Le président de la formation de jugement a dispensé le rapporteur public, sur sa proposition, de prononcer des conclusions à l'audience.

Les parties ont été régulièrement averties du jour de l'audience.

Le rapport de Mme Sylvie Cherrier a été entendu au cours de l'audience publique.

Considérant ce qui suit :

1. M.B..., ressortissant sénégalais né le 1er août 1974, est entré régulièrement en France le 1er juin 2008 sous couvert d'un visa valable du 1er au 10 juin 2008. Il a fait l'objet d'un premier arrêté en date du 26 octobre 2009 par lequel le préfet de l'Oise a décidé sa reconduite à la frontière et a fixé le pays de destination, confirmé par un jugement du tribunal administratif de Rouen du 2 novembre 2009. Le 25 novembre 2015, il a fait l'objet d'un second arrêté par lequel le préfet de la Gironde lui a fait obligation de quitter le territoire français et a prononcé une interdiction de retour sur le territoire de deux ans et d'un troisième arrêté du même jour par lequel ce dernier a ordonné son placement en rétention administrative pour une durée de cinq jours. M. B...relève appel du jugement n° 1505218 et 1505219 du 30 novembre 2015 par lequel le tribunal administratif de Bordeaux a rejeté ses demandes tendant à l'annulation de ces deux derniers arrêtés.

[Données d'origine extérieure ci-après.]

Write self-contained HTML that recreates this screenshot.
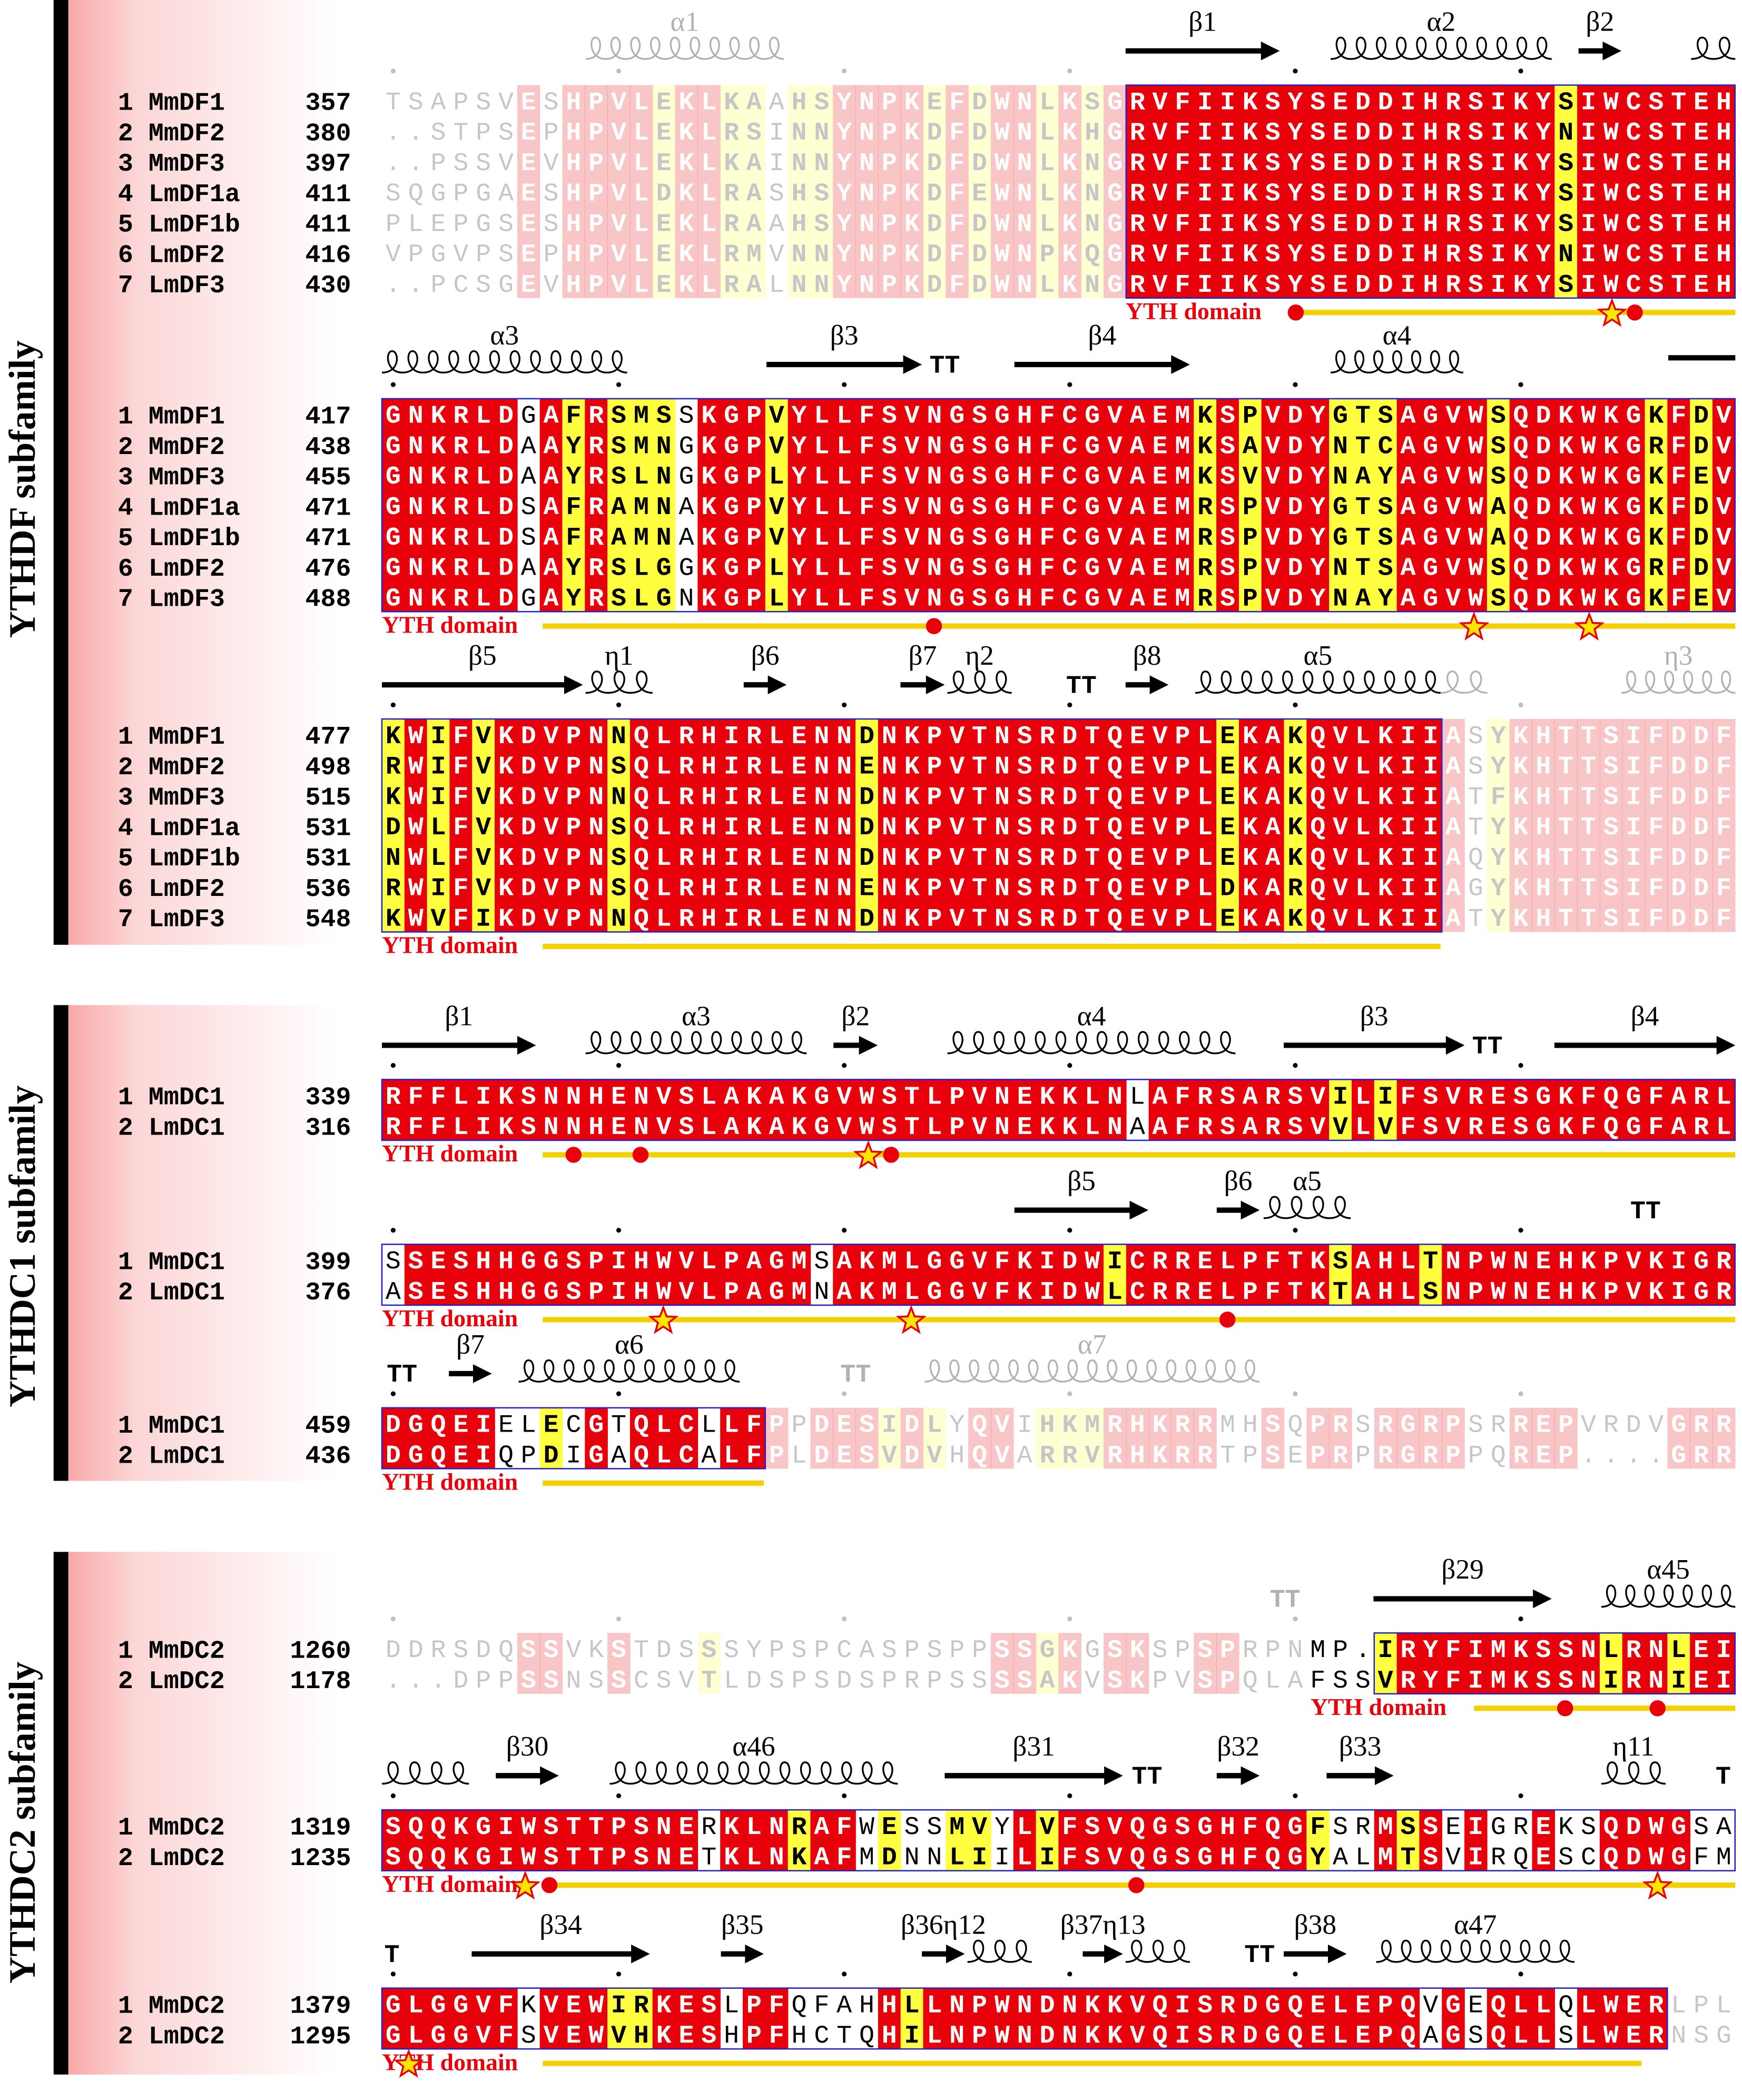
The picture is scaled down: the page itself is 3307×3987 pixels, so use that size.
<!DOCTYPE html>
<html><head><meta charset="utf-8"><title>YTH domain alignment</title>
<style>html,body{margin:0;padding:0;background:#fff;}svg{display:block;}</style></head>
<body>
<svg id="fig" xmlns="http://www.w3.org/2000/svg" width="3307" height="3987" viewBox="0 0 1300 1567" preserveAspectRatio="none">
<defs>
<linearGradient id="pink" x1="0" x2="1" y1="0" y2="0"><stop offset="0" stop-color="#f9a8a8"/><stop offset="0.25" stop-color="#fcd6d6"/><stop offset="1" stop-color="#ffffff"/></linearGradient>
</defs>
<g>
<rect x="51" y="0" width="200" height="705" fill="url(#pink)"/><rect x="40" y="0" width="11" height="705" fill="#000"/>
<text x="26" y="365" transform="rotate(-90 26 365)" text-anchor="middle" font-family="Liberation Serif, serif" font-weight="bold" font-size="28">YTHDF subfamily</text></g>
<g>
<rect x="51" y="750" width="200" height="355" fill="url(#pink)"/><rect x="40" y="750" width="11" height="355" fill="#000"/>
<text x="26" y="930" transform="rotate(-90 26 930)" text-anchor="middle" font-family="Liberation Serif, serif" font-weight="bold" font-size="28">YTHDC1 subfamily</text></g>
<g>
<rect x="51" y="1158" width="200" height="390" fill="url(#pink)"/><rect x="40" y="1158" width="11" height="390" fill="#000"/>
<text x="26" y="1360" transform="rotate(-90 26 1360)" text-anchor="middle" font-family="Liberation Serif, serif" font-weight="bold" font-size="28">YTHDC2 subfamily</text></g>
<g id="content"></g>
</svg>
<script>
const NS='http://www.w3.org/2000/svg';
const root=document.getElementById('content');
const X0=285, CW=16.83, RH=22.7;
const blockNames=['df-block1','df-block2','df-block3','dc1-block1','dc1-block2','dc1-block3','dc2-block1','dc2-block2','dc2-block3'];
const blockY=[75,309,548,817,940,1062,1230,1362,1495];
const dfNames=['MmDF1','MmDF2','MmDF3','LmDF1a','LmDF1b','LmDF2','LmDF3'];
const dc1Names=['MmDC1','LmDC1'];
const dc2Names=['MmDC2','LmDC2'];
const startPos=[[357,380,397,411,411,416,430],[417,438,455,471,471,476,488],[477,498,515,531,531,536,548],[339,316],[399,376],[459,436],[1260,1178],[1319,1235],[1379,1295]];
const seqs=[
['TSAPSVESHPVLEKLKAAHSYNPKEFDWNLKSGRVFIIKSYSEDDIHRSIKYSIWCSTEH','..STPSEPHPVLEKLRSINNYNPKDFDWNLKHGRVFIIKSYSEDDIHRSIKYNIWCSTEH','..PSSVEVHPVLEKLKAINNYNPKDFDWNLKNGRVFIIKSYSEDDIHRSIKYSIWCSTEH','SQGPGAESHPVLDKLRASHSYNPKDFEWNLKNGRVFIIKSYSEDDIHRSIKYSIWCSTEH','PLEPGSESHPVLEKLRAAHSYNPKDFDWNLKNGRVFIIKSYSEDDIHRSIKYSIWCSTEH','VPGVPSEPHPVLEKLRMVNNYNPKDFDWNPKQGRVFIIKSYSEDDIHRSIKYNIWCSTEH','..PCSGEVHPVLEKLRALNNYNPKDFDWNLKNGRVFIIKSYSEDDIHRSIKYSIWCSTEH'],
['GNKRLDGAFRSMSSKGPVYLLFSVNGSGHFCGVAEMKSPVDYGTSAGVWSQDKWKGKFDV','GNKRLDAAYRSMNGKGPVYLLFSVNGSGHFCGVAEMKSAVDYNTCAGVWSQDKWKGRFDV','GNKRLDAAYRSLNGKGPLYLLFSVNGSGHFCGVAEMKSVVDYNAYAGVWSQDKWKGKFEV','GNKRLDSAFRAMNAKGPVYLLFSVNGSGHFCGVAEMRSPVDYGTSAGVWAQDKWKGKFDV','GNKRLDSAFRAMNAKGPVYLLFSVNGSGHFCGVAEMRSPVDYGTSAGVWAQDKWKGKFDV','GNKRLDAAYRSLGGKGPLYLLFSVNGSGHFCGVAEMRSPVDYNTSAGVWSQDKWKGRFDV','GNKRLDGAYRSLGNKGPLYLLFSVNGSGHFCGVAEMRSPVDYNAYAGVWSQDKWKGKFEV'],
['KWIFVKDVPNNQLRHIRLENNDNKPVTNSRDTQEVPLEKAKQVLKIIASYKHTTSIFDDF','RWIFVKDVPNSQLRHIRLENNENKPVTNSRDTQEVPLEKAKQVLKIIASYKHTTSIFDDF','KWIFVKDVPNNQLRHIRLENNDNKPVTNSRDTQEVPLEKAKQVLKIIATFKHTTSIFDDF','DWLFVKDVPNSQLRHIRLENNDNKPVTNSRDTQEVPLEKAKQVLKIIATYKHTTSIFDDF','NWLFVKDVPNSQLRHIRLENNDNKPVTNSRDTQEVPLEKAKQVLKIIAQYKHTTSIFDDF','RWIFVKDVPNSQLRHIRLENNENKPVTNSRDTQEVPLDKARQVLKIIAGYKHTTSIFDDF','KWVFIKDVPNNQLRHIRLENNDNKPVTNSRDTQEVPLEKAKQVLKIIATYKHTTSIFDDF'],
['RFFLIKSNNHENVSLAKAKGVWSTLPVNEKKLNLAFRSARSVILIFSVRESGKFQGFARL','RFFLIKSNNHENVSLAKAKGVWSTLPVNEKKLNAAFRSARSVVLVFSVRESGKFQGFARL'],
['SSESHHGGSPIHWVLPAGMSAKMLGGVFKIDWICRRELPFTKSAHLTNPWNEHKPVKIGR','ASESHHGGSPIHWVLPAGMNAKMLGGVFKIDWLCRRELPFTKTAHLSNPWNEHKPVKIGR'],
['DGQEIELECGTQLCLLFPPDESIDLYQVIHKMRHKRRMHSQPRSRGRPSRREPVRDVGRR','DGQEIQPDIGAQLCALFPLDESVDVHQVARRVRHKRRTPSEPRPRGRPPQREP....GRR'],
['DDRSDQSSVKSTDSSSYPSPCASPSPPSSGKGSKSPSPRPNMP.IRYFIMKSSNLRNLEI','...DPPSSNSSCSVTLDSPSDSPRPSSSSAKVSKPVSPQLAFSSVRYFIMKSSNIRNIEI'],
['SQQKGIWSTTPSNERKLNRAFWESSMVYLVFSVQGSGHFQGFSRMSSEIGREKSQDWGSA','SQQKGIWSTTPSNETKLNKAFMDNNLIILIFSVQGSGHFQGYALMTSVIRQESCQDWGFM'],
['GLGGVFKVEWIRKESLPFQFAHHLLNPWNDNKKVQISRDGQELEPQVGEQLLQLWERLPL','GLGGVFSVEWVHKESHPFHCTQHILNPWNDNKKVQISRDGQELEPQAGSQLLSLWERNSG']];
const fadeRange=[[0,33],[60,60],[47,60],[60,60],[60,60],[17,60],[0,41],[60,60],[57,60]];
const domainLabelX=[840,285,285,285,285,285,978,285,285];
const domainLine=[[970,1295],[405,1295],[405,1075],[405,1295],[405,1295],[405,570],[1100,1295],[405,1295],[405,1225]];
const ss=[
[['h',437,585,'α1',1],['a',840,955,'β1'],['h',993,1158,'α2'],['a',1178,1210,'β2'],['h',1262,1295,'']],
[['h',285,468,'α3'],['a',572,688,'β3'],['t',690,720,''],['a',757,888,'β4'],['h',993,1092,'α4'],['l',1245,1295,'']],
[['a',285,435,'β5'],['h',437,487,'η1'],['a',555,587,'β6'],['a',672,705,'β7'],['h',707,755,'η2'],['t',792,822,''],['a',840,872,'β8'],['h',892,1075,'α5'],['h',1075,1110,'',1],['h',1210,1295,'η3',1]],
[['a',285,400,'β1'],['h',437,602,'α3'],['a',622,655,'β2'],['h',707,922,'α4'],['a',958,1093,'β3'],['t',1095,1125,''],['a',1160,1295,'β4']],
[['a',757,857,'β5'],['a',908,940,'β6'],['h',943,1008,'α5'],['t',1213,1243,'']],
[['t',285,315,''],['a',335,367,'β7'],['h',387,552,'α6'],['t',622,655,'',1],['h',690,940,'α7',1]],
[['t',943,975,'',1],['a',1025,1158,'β29'],['h',1195,1295,'α45']],
[['h',285,350,''],['a',370,417,'β30'],['h',455,670,'α46'],['a',705,838,'β31'],['t',840,872,''],['a',908,940,'β32'],['a',990,1040,'β33'],['h',1195,1243,'η11'],['t',1280,1292,'T']],
[['t',285,300,'T'],['a',352,485,'β34'],['a',538,570,'β35'],['a',688,720,'β36η12'],['h',722,770,''],['a',808,838,'β37η13'],['h',840,888,''],['t',925,955,''],['a',958,1005,'β38'],['h',1027,1175,'α47']]];
const marks=[[['d',967],['s',1203],['d',1220]],[['d',697],['s',1100],['s',1186]],[],[['d',428],['d',478],['s',648],['d',665]],[['s',495],['s',680],['d',916]],[],[['d',1168],['d',1237]],[['s',392],['d',410],['d',848],['s',1237]],[['s',305]]];

const groups=['ILMV','FYW','KRH','DE','NQ','ST','AG','C','P'];
function grp(c){for(let i=0;i<groups.length;i++) if(groups[i].includes(c)) return i; return -1;}
function el(tag,attrs,parent){const e=document.createElementNS(NS,tag);for(const k in attrs)e.setAttribute(k,attrs[k]);(parent||root).appendChild(e);return e;}

blockY.forEach((y0,b)=>{
  const g=el('g',{});
  
  
  const rows=seqs[b];
  const names=b<3?dfNames:(b<6?dc1Names:dc2Names);
  const n=rows.length;
  rows.forEach((s,r)=>{
    const yy=y0+r*RH;
    const t=el('text',{x:88,y:yy+7,'font-family':'Liberation Mono, monospace','font-weight':'bold','font-size':19,'xml:space':'preserve'},g);
    t.textContent=(r+1)+' '+names[r];
    
    
    const p=el('text',{x:262,y:yy+7,'text-anchor':'end','font-family':'Liberation Mono, monospace','font-weight':'bold','font-size':19},g);
    p.textContent=startPos[b][r];
    
    
  });
  for(let c=0;c<60;c++){
    const col=rows.map(s=>s[c]||' ');
    const cnt={};col.forEach(ch=>{cnt[ch]=(cnt[ch]||0)+1;});
    const maxc=Math.max(...Object.values(cnt));
    const gc={};col.forEach(ch=>{const q=grp(ch);if(q>=0)gc[q]=(gc[q]||0)+1;});
    let kind='w';
    if(col.every(ch=>ch===col[0])&&col[0]!=='.') kind='r';
    else if(n>2){
      let ok=maxc>=4;
      for(const q in gc){ if(gc[q]>=5 && groups[q]!=='AG' && groups[q]!=='ST') ok=true; }
      if(ok) kind='y';
    } else if(grp(col[0])>=0&&grp(col[0])===grp(col[1])) kind='y';
    const faded=c>=fadeRange[b][0]&&c<fadeRange[b][1];
    const cg=el('g',{opacity:faded?0.22:1},g);
    const x=X0+c*CW;
    if(kind!=='w'){
      el('rect',{x:x,y:y0-11.5,width:CW+0.3,height:n*RH,fill:kind==='r'?'#e8000b':'#ffff40'},cg);
    }
    col.forEach((ch,r)=>{
      const t=el('text',{x:x+CW/2,y:y0+r*RH+6.5,'text-anchor':'middle','font-family':'Liberation Mono, monospace','font-size':19,'font-weight':kind==='w'?'normal':'bold',fill:kind==='r'?'#fff':'#000'},cg);
      t.textContent=ch;
      
      
    });
    if(c%10===0){ el('circle',{cx:x+CW/2,cy:y0-22,r:1.8,fill:'#000',opacity:faded?0.25:1},g); }
  }
  const f0=fadeRange[b][0]===0?fadeRange[b][1]:0, f1=fadeRange[b][0]===0?60:fadeRange[b][0];
  const fs=(b===6)?44:f0;
  if(f1>fs) el('rect',{x:X0+fs*CW,y:y0-11.5,width:(f1-fs)*CW,height:n*RH,fill:'none',stroke:'#2222cc','stroke-width':1},g);
  const ey=y0-37, ly=y0-52;
  ss[b].forEach(s=>{
    const [type,x1,x2,lab,fd]=s;
    const sg=el('g',{opacity:fd?0.3:1},g);
    
    
    if(type==='a'){
      el('line',{x1:x1,y1:ey,x2:x2-12,y2:ey,stroke:'#000','stroke-width':4},sg);
      el('polygon',{points:`${x2-14},${ey-7} ${x2},${ey} ${x2-14},${ey+7}`,fill:'#000'},sg);
    }else if(type==='h'){
      const w=15; const k=Math.max(1,Math.round((x2-x1)/w));
      const ww=(x2-x1)/k;
      let d='M'+x1+','+(ey+6);
      for(let i=0;i<k;i++){const xs=x1+i*ww;d+=` C${xs+ww*0.9},${ey+6} ${xs+ww*0.85},${ey-10} ${xs+ww*0.5},${ey-10} C${xs+ww*0.15},${ey-10} ${xs+ww*0.2},${ey+6} ${xs+ww},${ey+6}`;}
      el('path',{d:d,fill:'none',stroke:'#000','stroke-width':1.3},sg);
    }else if(type==='l'){
      el('line',{x1:x1,y1:ey-5,x2:x2,y2:ey-5,stroke:'#000','stroke-width':4},sg);
    }else if(type==='t'){
      const tt=el('text',{x:(x1+x2)/2,y:ey+6,'text-anchor':'middle','font-family':'Liberation Mono, monospace','font-weight':'bold','font-size':19},sg);
      tt.textContent=lab||'TT';
    }
    if(lab&&type!=='t'){
      const lt=el('text',{x:(x1+x2)/2,y:ly,'text-anchor':'middle','font-family':'Liberation Serif, serif','font-size':21},sg);
      lt.textContent=lab;
    }
  });
  const by=y0+(n-1)*RH+21;
  const dl=el('text',{x:domainLabelX[b],y:by+6,'font-family':'Liberation Serif, serif','font-weight':'bold','font-size':18,fill:'#e8000b'},g);
  dl.textContent='YTH domain';
  
  
  el('line',{x1:domainLine[b][0],y1:by+1,x2:domainLine[b][1],y2:by+1,stroke:'#f5d000','stroke-width':4},g);
  marks[b].forEach(m=>{
    if(m[0]==='d'){ el('circle',{cx:m[1],cy:by+1,r:6,fill:'#e8000b'},g); }
    else{
      const cx=m[1],cy=by+2,R=10,r=4.2;let pts=[];
      for(let i=0;i<10;i++){const a=-Math.PI/2+i*Math.PI/5;const rr=i%2?r:R;pts.push((cx+rr*Math.cos(a)).toFixed(1)+','+(cy+rr*Math.sin(a)).toFixed(1));}
      el('polygon',{points:pts.join(' '),fill:'#ffe600',stroke:'#e8000b','stroke-width':1.4},g);
    }
  });
});
</script>
</body></html>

Sur la légalité des décisions en date du 25 novembre 2015 :

Sur la légalité externe de ces décisions :

2. M. B...soutient qu'en ne le mettant pas en mesure de présenter ses observations avant de prendre les décisions lui faisant obligation de quitter le territoire et le plaçant en rétention, le préfet de la Gironde a méconnu le principe général du droit, consacré par l'article 41 de la Charte des droits fondamentaux de l'Union européenne, imposant à l'administration d'entendre une personne avant de prendre à son encontre une décision lui faisant grief. Il ressort toutefois des pièces du dossier que M.B... a été auditionné par les services de police le 25 novembre 2015, avant l'édiction des mesures en litige, dans le cadre d'une procédure de vérification du droit au séjour. Au cours de cette audition, il a été interrogé sur ses conditions d'entrée et de séjour en France, sa situation personnelle et familiale, ses attaches dans son pays d'origine, ses conditions d'hébergement et ses moyens de subsistance. Il lui a également été demandé s'il avait des observations particulières à formuler sur la mesure d'éloignement qui pourrait être prise à son encontre, ce à quoi il a répondu qu'il ne souhaitait pas retourner au Sénégal, sans autres précisions. Ainsi, M. B...a été mis en mesure, avant l'édiction de l'obligation de quitter le territoire français et de la mesure de placement en rétention prises à son encontre, de faire valoir les éléments qui auraient pu faire obstacle à son retour dans son pays d'origine et n'a pas souhaité présenter d'observations particulières. Dans ces conditions, il ne peut sérieusement soutenir que le préfet aurait méconnu le principe du contradictoire ou son droit d'être entendu.

Sur la légalité interne de l'obligation de quitter le territoire français sans délai :

3. Aux termes de l'article 8 de la convention européenne de sauvegarde des droits de l'homme et des libertés fondamentales : " 1° Toute personne a droit au respect de sa vie privée et familiale, de son domicile et de sa correspondance. 2° Il ne peut y avoir ingérence d'une autorité publique dans l'exercice de ce droit que pour autant que cette ingérence est prévue par la loi et qu'elle constitue une mesure qui, dans une société démocratique, est nécessaire à la sécurité nationale, à la sûreté publique, au bien-être économique du pays, à la défense de l'ordre et à la prévention des infractions pénales, à la protection de la santé ou de la morale, ou à la protection des droits et libertés d'autrui ".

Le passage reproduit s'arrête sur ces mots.